• [Task instructions] From the first line of the listing below, retype each line up to and including the one with "from matplotlib.transforms import"; pictures stay out.
Begin
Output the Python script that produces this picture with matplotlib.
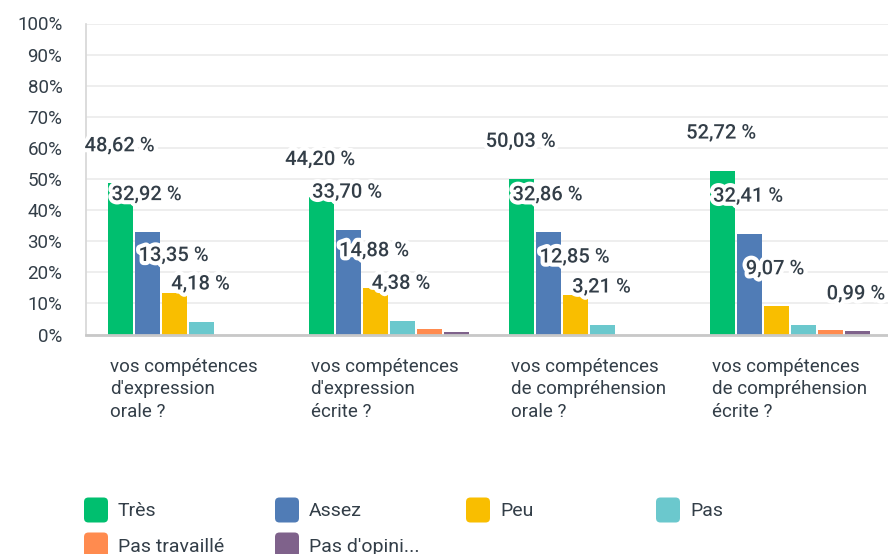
import matplotlib
matplotlib.use("Agg")
import numpy as np
import matplotlib.pyplot as plt
import matplotlib.patheffects as pe
from matplotlib.patches import FancyBboxPatch
from matplotlib.transforms import blended_transform_factory

plt.rcParams['font.family'] = ['Roboto', 'DejaVu Sans']

categories = ["vos compétences\nd'expression\norale ?",
              "vos compétences\nd'expression\nécrite ?",
              "vos compétences\nde compréhension\norale ?",
              "vos compétences\nde compréhension\nécrite ?"]
series = ["Très", "Assez", "Peu", "Pas", "Pas travaillé", "Pas d'opini..."]
tres = [48.62, 44.20, 50.03, 52.72]
assez = [32.92, 33.70, 32.86, 32.41]
peu = [13.35, 14.88, 12.85, 9.07]
pas = [4.18, 4.38, 3.21, 2.90]
pas_trav = [0.0, 1.90, 0.0, 1.30]
pas_opin = [0.0, 0.90, 0.0, 0.99]
# labels the original chart actually displays (others hidden by overlap)
shown = [[1, 1, 1, 1, 0, 0],
         [1, 1, 1, 1, 0, 0],
         [1, 1, 1, 1, 0, 0],
         [1, 1, 1, 0, 0, 1]]
colors = ["#00bf6f", "#507cb6", "#f9be00", "#6bc8cd", "#ff8b4f", "#7f628b"]

values = [tres, assez, peu, pas, pas_trav, pas_opin]
W, H = 888, 554
fig = plt.figure(figsize=(W / 100, H / 100), dpi=100)
ax = fig.add_axes([86 / W, (H - 334.5) / H, (W - 86) / W, 311 / H])

txt_col = "#333e48"
x = np.arange(len(categories))
pitch = 0.1345
bw = 0.125
for j, (name, vals) in enumerate(zip(series, values)):
    xs = x + (j - 2.5) * pitch + 0.01
    ax.bar(xs, vals, width=bw, color=colors[j], zorder=2)
for j, vals in enumerate(values):
    xs = x + (j - 2.5) * pitch + 0.01
    for i in range(len(categories)):
        if shown[i][j]:
            lab = "{:.2f} %".format(vals[i]).replace(".", ",")
            ax.annotate(lab, (xs[i], vals[i]), xytext=(-1, 27), textcoords="offset points",
                        ha="center", va="center", fontsize=14.5, fontweight="medium",
                        color=txt_col, zorder=5,
                        path_effects=[pe.withStroke(linewidth=6, foreground="white")])

ax.set_xlim(-0.5, 3.5)
ax.set_ylim(0, 100)
ax.set_yticks(np.arange(0, 101, 10))
ax.set_yticklabels(["{}%".format(v) for v in range(0, 101, 10)])
ax.tick_params(axis="y", length=0, pad=17, labelsize=13.5, labelcolor=txt_col)
ax.set_xticks([])
ax.grid(axis="y", color="#ebebeb", linewidth=1.2, zorder=0)
for s in ["top", "right"]:
    ax.spines[s].set_visible(False)
ax.spines["left"].set_color("#d6d6d6")
ax.spines["left"].set_linewidth(1.2)
ax.spines["bottom"].set_color("#c8c8c8")
ax.spines["bottom"].set_linewidth(2)
ax.spines["bottom"].set_zorder(3)

trans = blended_transform_factory(ax.transData, fig.transFigure)
for i, cat in enumerate(categories):
    ax.text(i - 0.4 + 0.02, (H - 358) / H, cat, transform=trans, ha="left", va="top",
            fontsize=13.5, color=txt_col, linespacing=1.32)

# legend
leg_x = [84, 275, 466, 656]
leg_y = [510, 545]
for j, name in enumerate(series):
    cx = leg_x[j % 4]
    cy = leg_y[j // 4]
    box = FancyBboxPatch(((cx) / W, (H - cy - 12.5) / H), 24 / W, 25 / H,
                         boxstyle="round,pad=0,rounding_size=0.005",
                         mutation_aspect=W / H,
                         transform=fig.transFigure, facecolor=colors[j], edgecolor="none")
    fig.add_artist(box)
    fig.text((cx + 34) / W, (H - cy - 1.5) / H, name, ha="left", va="center",
             fontsize=14, color=txt_col)

fig.savefig("out.png", dpi=100)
End
• [Result of this task]
Output the Python script that produces this picture with matplotlib.
import matplotlib
matplotlib.use("Agg")
import numpy as np
import matplotlib.pyplot as plt
import matplotlib.patheffects as pe
from matplotlib.patches import FancyBboxPatch
from matplotlib.transforms import blended_transform_factory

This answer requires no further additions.